Id. at 1096 (citations omitted). The Court continued, stating "[t]he district court could no more reinstate the damages of the first verdict than it could substitute the second jury's award with a larger sum pulled out of a magically appearing hat. See Dr. Seuss, The 500 Hats of Bartholomew Cubbins (1938)." Id. Plaintiffs in this case are asking the Court to do precisely what the Tenth Circuit stated it cannot do substitute its award for the jury's. The Court has no way of knowing how a jury would interpret the evidence in light of the new instructions, and to do so would be highly inappropriate and improper.
The other cited cases by Plaintiffs in which the Court determined damages without the aid of a jury are distinguishable. Most of the underlying cases were bench trials, where the determination of damages could be made because the trier of fact was the same in both instances. Hennessy v. Schmidt, 583 F.2d 302, 307 (7th Cir.1978); Trio Process Corp. v. L. Goldstein's Sons, Inc., 533 F.2d 126 (3rd Cir.1976); White v. Callaway, 501 F.2d 672, 673 n. 1 (5th Cir.1974). Other cases involved instances where no new evidence would be heard (White v. Callaway, supra); where there was no challenge to credibility, integrity or competence of witnesses (Hennessy v. Schmidt, supra); where the appellate court determined that the preestablished record was sufficient to resolve the case (Dowell v. Board of Education, 778 F. Supp. 1144 (W.D.Okla.1991)); or where all that was required was for the district court to make more specific and further findings (Otero v. Mesa County Valley School Dist., 628 F.2d 1271 (10th Cir.1980)). In short, Plaintiffs have not cited any case law to support its *1424 proposition or to contradict the Tenth Circuit's opinion in Wheeler v. John Deere Co., supra. Therefore, this Court cannot unilaterally determine the correct amount of damages in this case without a trial to a jury.
In conclusion, the United States Supreme Court has addressed this issue and has stated:
Where the verdict returned by a jury is palpably and grossly inadequate or excessive, it should not be permitted to stand; but, in that event, both parties remain entitled, as they were entitled in the first instance, to have a jury properly determine the question of liability and the extent of injury by an assessment of damages.
Dimick v. Schiedt, 293 U.S. 474, 482, 55 S. Ct. 296, 299, 79 L. Ed. 603 (1935). In this case, Defendants are entitled to have a jury assess the damages to Plaintiffs. Therefore, the Motion for Determination and Award of Damages should be hereby denied.
IT IS THEREFORE RECOMMENDED that Plaintiffs' Motion for Determination and Award of Damages be hereby denied.

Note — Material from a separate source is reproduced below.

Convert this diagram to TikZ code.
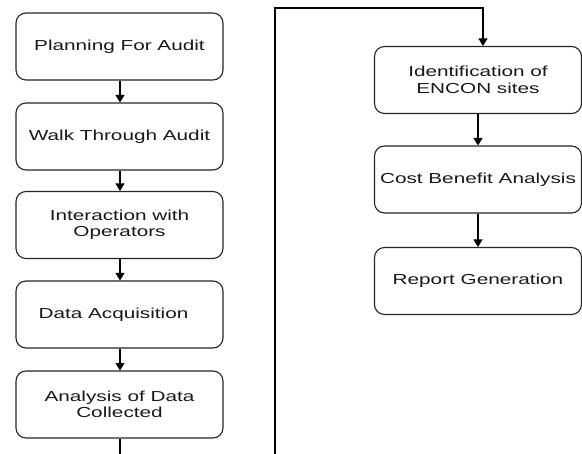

FURTHER, IT IS ORDERED that pursuant to Fed.R.Civ.P. 72(b), the parties herein shall have ten (10) days after service hereof to serve and file written, specific objections hereto. If no such objections are timely filed, the Magistrate's proposed findings and recommendations may be accepted by the District Judge and appropriate orders entered without further notice.
DATED at Denver, Colorado this 2nd day of August, 1993.